Collected data:
Begin

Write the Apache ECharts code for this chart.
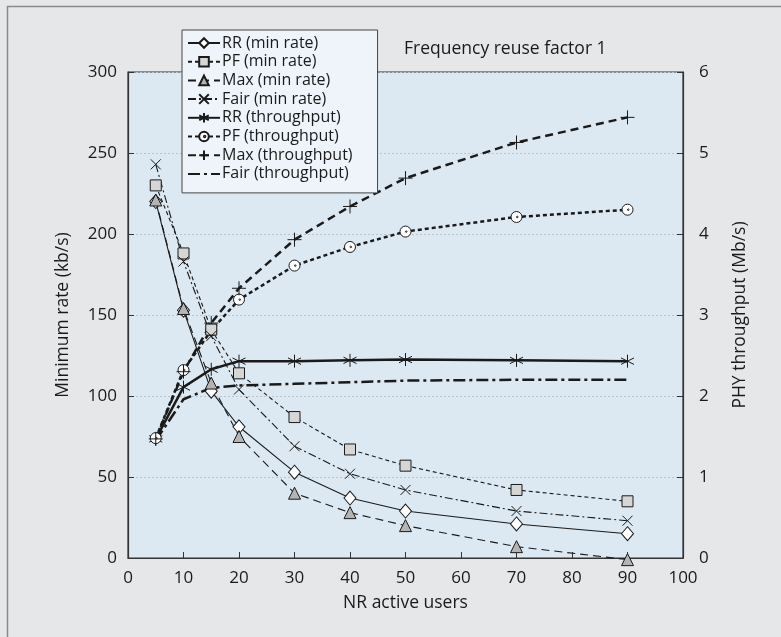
<!DOCTYPE html>
<html>
<head>
<meta charset="utf-8">
<script src="https://cdn.jsdelivr.net/npm/echarts@6/dist/echarts.min.js"></script>
<style>
html,body{margin:0;padding:0;background:#e6e7e8;}
#chart{width:781px;height:637px;}
</style>
</head>
<body>
<div id="chart"></div>
<script>
// ---- data ----
const users    = [5, 10, 15, 20, 30, 40, 50, 70, 90];
const rrMin    = [220, 153, 103, 81, 53, 37, 29, 21, 15];
const pfMin    = [230, 188, 141, 114, 87, 67, 57, 42, 35];
const maxMin   = [221, 154, 108, 75, 40, 28, 20, 7, -1];
const fairMin  = [243, 183, 137, 104, 69, 52, 42, 29, 23];
const rrThr    = [1.47, 2.11, 2.33, 2.43, 2.43, 2.44, 2.45, 2.44, 2.43];
const pfThr    = [1.48, 2.32, 2.81, 3.19, 3.61, 3.84, 4.03, 4.21, 4.30];
const maxThr   = [1.47, 2.30, 2.90, 3.33, 3.93, 4.34, 4.69, 5.13, 5.44];
const fairThr  = [1.45, 1.96, 2.10, 2.13, 2.15, 2.17, 2.19, 2.20, 2.20];
const seriesNames = ['RR (min rate)', 'PF (min rate)', 'Max (min rate)', 'Fair (min rate)',
                     'RR (throughput)', 'PF (throughput)', 'Max (throughput)', 'Fair (throughput)'];
const xTicks = [0, 10, 20, 30, 40, 50, 60, 70, 80, 90, 100];
const chartTitle = 'Frequency reuse factor 1';
const xName = 'NR active users';
const yLeftName = 'Minimum rate (kb/s)';
const yRightName = 'PHY throughput (Mb/s)';

const pairs = arr => users.map((u, i) => [u, arr[i]]);
const FONT = 'Open Sans';
const INK = '#1a1a1a';

const xPath = 'path://M0,0L10,10M10,0L0,10';
const starPath = 'path://M5,0L5,10M0.7,2.5L9.3,7.5M0.7,7.5L9.3,2.5';
const plusPath = 'path://M5,0L5,10M0,5L10,5';
const dotCirclePath = 'path://M10,5A5,5,0,1,1,0,5A5,5,0,1,1,10,5ZM6.4,5A0.7,0.7,0,1,1,5,5A0.7,0.7,0,1,1,6.4,5Z';

function mk(name, data, axis, lw, dash, symbol, size, fill, show) {
  return {
    name: name, type: 'line', yAxisIndex: axis, data: pairs(data),
    symbol: symbol, symbolSize: size, showSymbol: show,
    clip: false, z: axis === 1 ? 3 : 4,
    lineStyle: {color: INK, width: lw, type: dash},
    itemStyle: show ? {color: fill, borderColor: INK, borderWidth: 1}
                    : {color: 'rgba(0,0,0,0)', borderColor: 'rgba(0,0,0,0)', borderWidth: 0},
    emphasis: {disabled: true}
  };
}

const chart = echarts.init(document.getElementById('chart'), null, {renderer: 'canvas'});
chart.setOption({
  animation: false,
  backgroundColor: '#e6e7e8',
  textStyle: {fontFamily: FONT, color: INK},
  title: {
    text: chartTitle, left: 399, top: 35,
    textStyle: {fontFamily: FONT, fontSize: 17.5, fontWeight: 'normal', color: INK}
  },
  graphic: [{
    type: 'rect', left: 5, top: 4, z: -10,
    shape: {x: 0, y: 0, width: 800, height: 700},
    style: {fill: 'none', stroke: '#8a8a8a', lineWidth: 1.5}
  }],
  legend: {
    orient: 'vertical', left: 182, top: 30,
    data: seriesNames,
    backgroundColor: '#eef4fa', borderColor: '#444', borderWidth: 1,
    padding: [5, 25, 11, 5],
    itemWidth: 32, itemHeight: 12, itemGap: 2.7,
    textStyle: {fontFamily: FONT, fontSize: 16, lineHeight: 16, color: INK, padding: [0, 0, 0, -3]}
  },
  grid: {
    left: 128, right: 98, top: 72, bottom: 79,
    show: true, backgroundColor: '#dce9f3', borderColor: '#333', borderWidth: 1.2
  },
  xAxis: {
    type: 'value', min: 0, max: 100, interval: 10,
    name: xName, nameLocation: 'middle', nameGap: 36,
    nameTextStyle: {fontFamily: FONT, fontSize: 17.5, color: INK},
    axisLine: {show: true, lineStyle: {color: '#333', width: 1.2}},
    axisTick: {show: true, inside: true, length: 6, lineStyle: {color: '#333'}},
    axisLabel: {margin: 12, fontFamily: FONT, fontSize: 17, color: INK,
      formatter: v => xTicks.includes(v) ? String(v) : ''},
    splitLine: {show: false}
  },
  yAxis: [{
    type: 'value', min: 0, max: 300, interval: 50, position: 'left',
    name: yLeftName, nameLocation: 'middle', nameGap: 56, nameRotate: 90,
    nameTextStyle: {fontFamily: FONT, fontSize: 17.5, color: INK},
    axisLine: {show: true, lineStyle: {color: '#333', width: 1.2}},
    axisTick: {show: true, inside: true, length: 6, lineStyle: {color: '#333'}},
    axisLabel: {margin: 11, fontFamily: FONT, fontSize: 17, color: INK},
    splitLine: {show: true, lineStyle: {color: '#b9c3cc', type: [2, 2], width: 1}}
  }, {
    type: 'value', min: 0, max: 6, interval: 1, position: 'right',
    name: yRightName, nameLocation: 'middle', nameGap: 48, nameRotate: 90,
    nameTextStyle: {fontFamily: FONT, fontSize: 17.5, color: INK},
    axisLine: {show: true, lineStyle: {color: '#333', width: 1.2}},
    axisTick: {show: true, inside: true, length: 6, lineStyle: {color: '#333'}},
    axisLabel: {margin: 16, fontFamily: FONT, fontSize: 17, color: INK},
    splitLine: {show: false}
  }],
  series: [
    mk(seriesNames[0], rrMin, 0, 1.1, 'solid', 'diamond', [12, 14], '#ffffff', true),
    mk(seriesNames[1], pfMin, 0, 1.1, [4, 3], 'rect', 11, '#d6d6d6', true),
    mk(seriesNames[2], maxMin, 0, 1.1, [8, 5], 'triangle', 12, '#b4b4b4', true),
    mk(seriesNames[3], fairMin, 0, 1.1, [8, 3, 2, 3], xPath, 10, INK, true),
    mk(seriesNames[4], rrThr, 1, 2.5, 'solid', starPath, 13, INK, true),
    mk(seriesNames[5], pfThr, 1, 2.5, [4, 3], dotCirclePath, 11, '#ffffff', true),
    mk(seriesNames[6], maxThr, 1, 2.5, [8, 5], plusPath, 14, INK, true),
    mk(seriesNames[7], fairThr, 1, 2.5, [12, 4, 3, 4], 'circle', 1, INK, false)
  ]
});
</script>
</body>
</html>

End

Job: Quote, exactly and only, the lines from the first line of the data above through the line containing "const INK = '#1a1a1a';". The pictures do not belong in it.

Exercise output:
Write the Apache ECharts code for this chart.
<!DOCTYPE html>
<html>
<head>
<meta charset="utf-8">
<script src="https://cdn.jsdelivr.net/npm/echarts@6/dist/echarts.min.js"></script>
<style>
html,body{margin:0;padding:0;background:#e6e7e8;}
#chart{width:781px;height:637px;}
</style>
</head>
<body>
<div id="chart"></div>
<script>
// ---- data ----
const users    = [5, 10, 15, 20, 30, 40, 50, 70, 90];
const rrMin    = [220, 153, 103, 81, 53, 37, 29, 21, 15];
const pfMin    = [230, 188, 141, 114, 87, 67, 57, 42, 35];
const maxMin   = [221, 154, 108, 75, 40, 28, 20, 7, -1];
const fairMin  = [243, 183, 137, 104, 69, 52, 42, 29, 23];
const rrThr    = [1.47, 2.11, 2.33, 2.43, 2.43, 2.44, 2.45, 2.44, 2.43];
const pfThr    = [1.48, 2.32, 2.81, 3.19, 3.61, 3.84, 4.03, 4.21, 4.30];
const maxThr   = [1.47, 2.30, 2.90, 3.33, 3.93, 4.34, 4.69, 5.13, 5.44];
const fairThr  = [1.45, 1.96, 2.10, 2.13, 2.15, 2.17, 2.19, 2.20, 2.20];
const seriesNames = ['RR (min rate)', 'PF (min rate)', 'Max (min rate)', 'Fair (min rate)',
                     'RR (throughput)', 'PF (throughput)', 'Max (throughput)', 'Fair (throughput)'];
const xTicks = [0, 10, 20, 30, 40, 50, 60, 70, 80, 90, 100];
const chartTitle = 'Frequency reuse factor 1';
const xName = 'NR active users';
const yLeftName = 'Minimum rate (kb/s)';
const yRightName = 'PHY throughput (Mb/s)';

const pairs = arr => users.map((u, i) => [u, arr[i]]);
const FONT = 'Open Sans';
const INK = '#1a1a1a';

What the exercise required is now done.